- [TO DO]: From the listing below, count the lines where the string "this" occurs. Give the number, with no other words.

-- START OF DATA ENTRIES --

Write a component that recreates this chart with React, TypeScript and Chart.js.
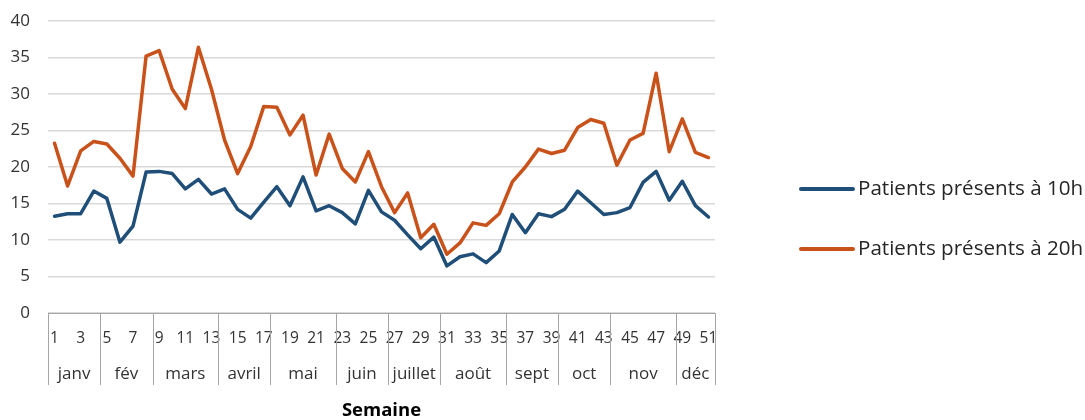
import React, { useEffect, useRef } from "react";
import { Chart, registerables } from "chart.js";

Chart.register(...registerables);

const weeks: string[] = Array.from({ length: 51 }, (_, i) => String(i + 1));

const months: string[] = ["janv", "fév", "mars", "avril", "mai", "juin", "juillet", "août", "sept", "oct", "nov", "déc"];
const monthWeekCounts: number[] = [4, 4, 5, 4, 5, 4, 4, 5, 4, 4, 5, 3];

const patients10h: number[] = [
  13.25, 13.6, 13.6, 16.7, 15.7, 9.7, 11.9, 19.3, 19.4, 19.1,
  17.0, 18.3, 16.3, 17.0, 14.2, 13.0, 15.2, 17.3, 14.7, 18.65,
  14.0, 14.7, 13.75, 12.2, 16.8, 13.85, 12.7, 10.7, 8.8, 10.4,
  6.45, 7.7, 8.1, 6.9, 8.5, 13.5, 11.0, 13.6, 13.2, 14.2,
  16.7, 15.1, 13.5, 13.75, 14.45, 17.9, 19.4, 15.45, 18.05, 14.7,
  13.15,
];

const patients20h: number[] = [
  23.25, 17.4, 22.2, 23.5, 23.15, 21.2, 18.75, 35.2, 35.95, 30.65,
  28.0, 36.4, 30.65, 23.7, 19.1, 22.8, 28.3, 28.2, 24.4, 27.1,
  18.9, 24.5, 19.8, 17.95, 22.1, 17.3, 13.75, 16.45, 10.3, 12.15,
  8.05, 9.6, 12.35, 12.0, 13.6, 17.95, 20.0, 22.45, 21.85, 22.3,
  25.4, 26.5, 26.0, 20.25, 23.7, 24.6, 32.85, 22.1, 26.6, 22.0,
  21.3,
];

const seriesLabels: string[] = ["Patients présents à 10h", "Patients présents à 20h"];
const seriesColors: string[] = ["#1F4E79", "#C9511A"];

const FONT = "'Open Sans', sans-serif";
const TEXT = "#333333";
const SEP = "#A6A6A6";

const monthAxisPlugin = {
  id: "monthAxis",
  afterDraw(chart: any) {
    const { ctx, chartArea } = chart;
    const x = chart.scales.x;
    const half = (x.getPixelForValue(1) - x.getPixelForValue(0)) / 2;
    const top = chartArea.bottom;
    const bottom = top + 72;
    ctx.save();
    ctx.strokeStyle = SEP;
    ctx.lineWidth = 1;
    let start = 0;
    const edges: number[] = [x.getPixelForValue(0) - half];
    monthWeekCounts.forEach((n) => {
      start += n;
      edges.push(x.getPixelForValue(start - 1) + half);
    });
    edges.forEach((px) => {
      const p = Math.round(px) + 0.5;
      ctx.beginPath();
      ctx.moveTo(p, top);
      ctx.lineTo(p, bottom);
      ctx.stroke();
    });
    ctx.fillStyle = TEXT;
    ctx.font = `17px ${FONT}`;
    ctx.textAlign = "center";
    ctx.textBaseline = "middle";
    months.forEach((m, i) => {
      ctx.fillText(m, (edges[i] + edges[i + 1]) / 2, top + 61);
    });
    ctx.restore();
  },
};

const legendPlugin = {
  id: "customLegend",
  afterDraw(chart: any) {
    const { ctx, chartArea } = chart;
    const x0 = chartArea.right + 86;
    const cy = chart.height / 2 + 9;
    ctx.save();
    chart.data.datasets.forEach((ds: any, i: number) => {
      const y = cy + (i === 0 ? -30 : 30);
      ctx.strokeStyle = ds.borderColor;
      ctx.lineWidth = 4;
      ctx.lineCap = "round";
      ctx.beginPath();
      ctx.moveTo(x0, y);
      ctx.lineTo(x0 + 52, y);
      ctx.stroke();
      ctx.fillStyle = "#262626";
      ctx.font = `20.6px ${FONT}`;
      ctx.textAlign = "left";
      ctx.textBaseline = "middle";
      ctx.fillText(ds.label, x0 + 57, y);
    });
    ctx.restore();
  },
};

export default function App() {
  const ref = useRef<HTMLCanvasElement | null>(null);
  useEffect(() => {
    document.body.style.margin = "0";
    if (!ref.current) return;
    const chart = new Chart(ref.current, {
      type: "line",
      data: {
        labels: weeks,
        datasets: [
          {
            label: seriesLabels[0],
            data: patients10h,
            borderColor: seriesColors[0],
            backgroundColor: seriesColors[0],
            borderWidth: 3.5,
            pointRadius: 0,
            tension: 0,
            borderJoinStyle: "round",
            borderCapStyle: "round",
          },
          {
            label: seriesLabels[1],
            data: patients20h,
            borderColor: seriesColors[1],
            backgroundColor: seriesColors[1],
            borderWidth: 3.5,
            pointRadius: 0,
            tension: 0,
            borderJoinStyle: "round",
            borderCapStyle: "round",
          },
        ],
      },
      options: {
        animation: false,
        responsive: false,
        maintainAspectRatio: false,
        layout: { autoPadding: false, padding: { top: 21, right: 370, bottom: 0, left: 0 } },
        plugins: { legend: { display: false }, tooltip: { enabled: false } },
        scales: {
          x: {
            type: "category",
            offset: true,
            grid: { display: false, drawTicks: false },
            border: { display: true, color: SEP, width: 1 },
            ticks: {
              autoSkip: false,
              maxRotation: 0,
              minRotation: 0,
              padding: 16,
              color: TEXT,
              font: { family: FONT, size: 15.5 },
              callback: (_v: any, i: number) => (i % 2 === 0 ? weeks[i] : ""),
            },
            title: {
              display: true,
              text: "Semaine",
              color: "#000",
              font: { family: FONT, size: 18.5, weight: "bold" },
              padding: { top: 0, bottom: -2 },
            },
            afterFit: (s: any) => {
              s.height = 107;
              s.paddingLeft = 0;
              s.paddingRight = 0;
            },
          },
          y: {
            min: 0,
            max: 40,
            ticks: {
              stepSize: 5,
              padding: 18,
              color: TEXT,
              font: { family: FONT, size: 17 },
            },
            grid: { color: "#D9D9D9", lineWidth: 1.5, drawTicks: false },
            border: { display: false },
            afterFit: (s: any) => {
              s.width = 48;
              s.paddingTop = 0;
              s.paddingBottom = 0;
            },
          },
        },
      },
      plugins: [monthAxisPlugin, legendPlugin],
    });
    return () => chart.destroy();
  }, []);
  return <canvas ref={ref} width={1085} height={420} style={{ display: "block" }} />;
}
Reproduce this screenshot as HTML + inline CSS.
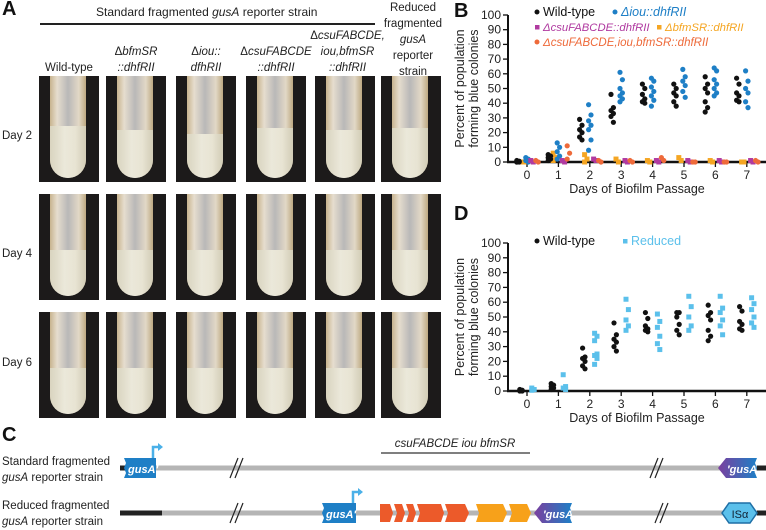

-- END OF DATA ENTRIES --

- [RIGHT ANSWER]: 2